Operationalizing analytics: using ClickHouse to feed warehouse automation optimization loops
warehouseanalyticsautomation

Operationalizing analytics: using ClickHouse to feed warehouse automation optimization loops

ddeployed
2026-03-05
11 min read
Advertisement

Use ClickHouse to build closed-loop analytics that optimize scheduling and workforce in automated warehouses — fast, auditable, and production-ready.

Operationalizing analytics: using ClickHouse to feed warehouse automation optimization loops

Hook: If your automated warehouse still treats analytics as an afterthought, you're handing days of lag and wasted labor back to the business. Today’s warehouses need closed-loop telemetry that drives scheduling and workforce optimization in near real time — and ClickHouse is uniquely suited to power that loop at scale.

Why the closed-loop matters in 2026

Warehouse automation in 2026 is no longer about siloed conveyors or single-vendor robots. Leaders are combining robotics, human pickers, WMS/WES, and workforce optimization systems into integrated, data-driven operations. Recent industry sessions and playbooks highlight one consistent theme: success is defined by systems that observe (telemetry), decide (analytics + models), and act (control plane) — repeatedly and safely. That's a closed feedback loop.

“Automation strategies are evolving beyond standalone systems to more integrated, data-driven approaches that balance technology with the realities of labor availability.” — Connors Group, Designing Tomorrow's Warehouse: The 2026 playbook

At the same time, OLAP systems have matured. ClickHouse's market momentum through late 2025 and early 2026 — including a major funding round that expanded its ecosystem — makes it a practical choice for large-scale operational analytics used to tune automation in production.

What a closed-loop operational pipeline looks like

At a high level, a closed-loop pipeline for warehouse optimization has five stages:

  1. Telemetry ingestion — high-velocity records from AGVs, sorters, conveyors, scanners, wearable devices, and WMS events.
  2. Enrichment & aggregation — join telemetry with master data (skus, zones, shifts) and compute rolling features.
  3. Model scoring & decisioning — run scheduling or routing models to produce actionable decisions.
  4. Actuation — push decisions to the execution layer: WMS/WES, robot orchestrator, or workforce app.
  5. Validation & feedback — capture outcomes and loop them back into telemetry for continuous learning and SLAs.

ClickHouse is particularly good at stage 2 (fast aggregation and feature extraction) and stage 5 (storing large volumes and enabling rapid experimentation).
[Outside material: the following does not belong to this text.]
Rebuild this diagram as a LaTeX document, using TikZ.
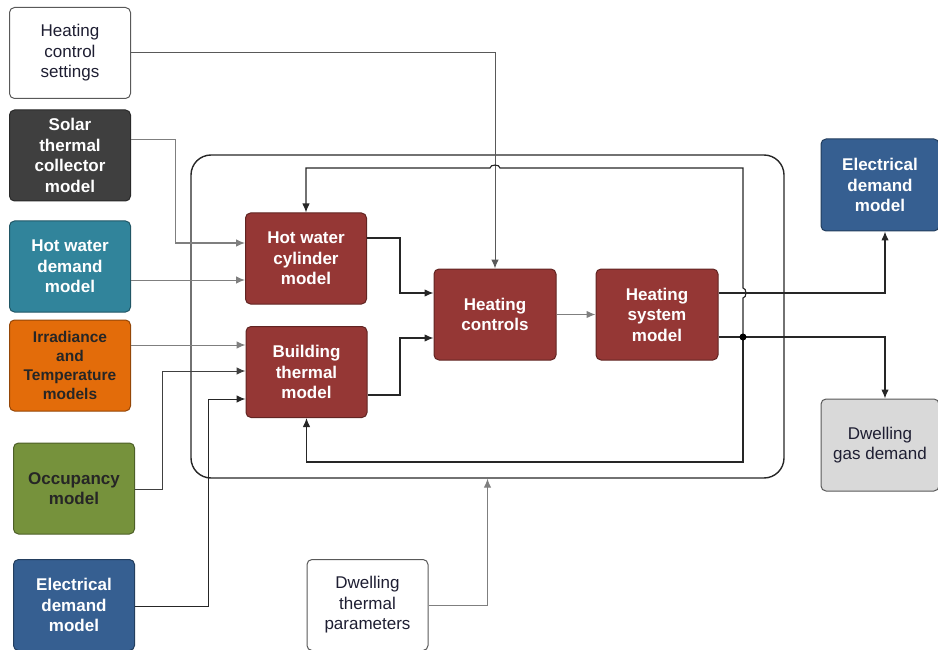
\documentclass[tikz,border=0pt]{standalone}
\usepackage{fontspec}
\setmainfont{Liberation Sans}
\usetikzlibrary{arrows.meta,calc}
\definecolor{heat}{HTML}{953735}
\definecolor{solarc}{HTML}{3F3F3F}
\definecolor{tealc}{HTML}{31849B}
\definecolor{orangec}{HTML}{E36C0A}
\definecolor{greenc}{HTML}{76923C}
\definecolor{bluec}{HTML}{365F91}
\definecolor{gasc}{HTML}{D9D9D9}
\definecolor{txtc}{HTML}{1E1E32}
\definecolor{inline}{HTML}{7F7F7F}
\begin{document}
\begin{tikzpicture}[x=1pt,y=-1pt,
  box/.style={rounded corners=5pt, minimum width=121pt, minimum height=91pt,
    align=center, inner sep=2pt, line width=1pt,
    font=\fontsize{17}{20.5}\selectfont},
  plainbox/.style={box, draw=gray!70!black, fill=white, text=txtc},
  colbox/.style={box, fill=#1, draw=#1!65!black, text=white,
    font=\fontsize{17}{20.5}\selectfont\bfseries},
  darkbox/.style={box, fill=#1, draw=#1!65!black, text=black!85,
    font=\fontsize{17}{20.5}\selectfont\bfseries},
  tip/.style={-{Latex[length=9pt,width=7.5pt]}},
  ext/.style={tip, draw=inline, line width=1pt},
  intl/.style={draw=black!85, line width=1.15pt},
]
\useasboundingbox (0,0) rectangle (938,650);

% system frame
\node[draw=black!85, line width=1.4pt, rounded corners=20pt,
  minimum width=593pt, minimum height=323pt] (sys) at (487.5,316.5) {};

% nodes
\node[plainbox] (hcs) at (70,53) {Heating\\control\\settings};
\node[colbox=solarc] (solar) at (70,155.5) {Solar\\thermal\\collector\\model};
\node[colbox=tealc] (hwd) at (70,266.5) {Hot water\\demand\\model};
\node[darkbox=orangec, font=\fontsize{15.5}{19}\selectfont\bfseries] (irr) at (70,365.5) {Irradiance\\and\\Temperature\\models};
\node[darkbox=greenc] (occ) at (74,488.5) {Occupancy\\model};
\node[colbox=bluec] (eleL) at (74,605) {Electrical\\demand\\model};

\node[colbox=heat] (hwc) at (306,258.5) {Hot water\\cylinder\\model};
\node[colbox=heat] (bld) at (306.5,372) {Building\\thermal\\model};
\node[colbox=heat, minimum width=122pt] (hc) at (495,314.5) {Heating\\controls};
\node[colbox=heat, minimum width=122pt] (hs) at (657,314.5) {Heating\\system\\model};

\node[colbox=bluec, minimum width=118pt, minimum height=92pt] (eleR) at (880,185) {Electrical\\demand\\model};
\node[plainbox, fill=gasc, minimum width=118pt, minimum height=92pt] (gas) at (880,445) {Dwelling\\gas demand};
\node[plainbox] (dtp) at (367.5,605) {Dwelling\\thermal\\parameters};

% external inputs
\draw[ext, draw=black!65] (hcs.east) -- (hc.north |- hcs.east) -- (hc.north);
\draw[ext] (solar.east |- 0,140) -| (175,243) -- (hwc.west |- 0,243);
\draw[ext] (hwd.east |- 0,280) -- (hwc.west |- 0,280);
\draw[ext] (irr.east |- 0,345) -- (bld.west |- 0,345);
\draw[ext, draw=black!75] (occ.east |- 0,489) -| (162,371) -- (bld.west |- 0,371);
\draw[ext, draw=black!85] (eleL.east |- 0,606) -| (208,399) -- (bld.west |- 0,399);
\draw[ext] (dtp.east) -| (sys.south);

% internal
\draw[intl, tip] (hwc.east |- 0,238) -| (400,293) -- (hc.west |- 0,293);
\draw[intl, tip] (bld.east |- 0,395) -| (400,338) -- (hc.west |- 0,338);
\draw[intl, tip, draw=inline] (hc.east) -- (hs.west);

\coordinate (dot) at (743,337);
\draw[intl, tip] (hs.east |- 0,293) -| ([xshift=5pt]eleR.south);
\draw[intl, tip] (hs.east |- 0,337) -| ([xshift=5pt]gas.north);
\draw[intl, tip] (dot) -- (743,298) to[out=0,in=0] (743,288) -- (743,168)
  -- (500,168) to[out=90,in=90] (490,168) -- (hwc.north |- 0,168) -- (hwc.north);
\draw[intl, tip] (dot) -- (743,462) -- (bld.south |- 0,462) -- (bld.south);
\fill[black] (dot) circle (3.5pt);
\end{tikzpicture}
\end{document}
You can layer model inference and actuation as services that consume ClickHouse outputs.

Reference architecture — components and data flow

Below is an architecture that we use in production PoCs. It balances low-latency decisioning with the scale and cost controls teams need.

  • Edge gateways: Light-weight collectors that forward events (protobuf/JSON) to Kafka or MQTT with local buffering.
  • Event bus: Kafka or cloud-native streaming (MSK, Confluent Cloud, or cloud Pub/Sub) as the durable transport.
  • ClickHouse cluster: Ingest via Kafka engine tables or HTTP API; store raw telemetry in MergeTree tables, create materialized views for aggregations and features.
  • Model scoring layer: Microservice (Python/ONNX/FAAS) that pulls features from ClickHouse or listens to decision topics to score and emit actions.
  • Control plane: WMS/WES API, robot orchestrator, or messaging to edge devices; decisions are pushed via Kafka or REST.
  • Observability & governance: Audit logs, canary control gates, human-in-the-loop dashboards, and a simulation/digital twin for safe testing.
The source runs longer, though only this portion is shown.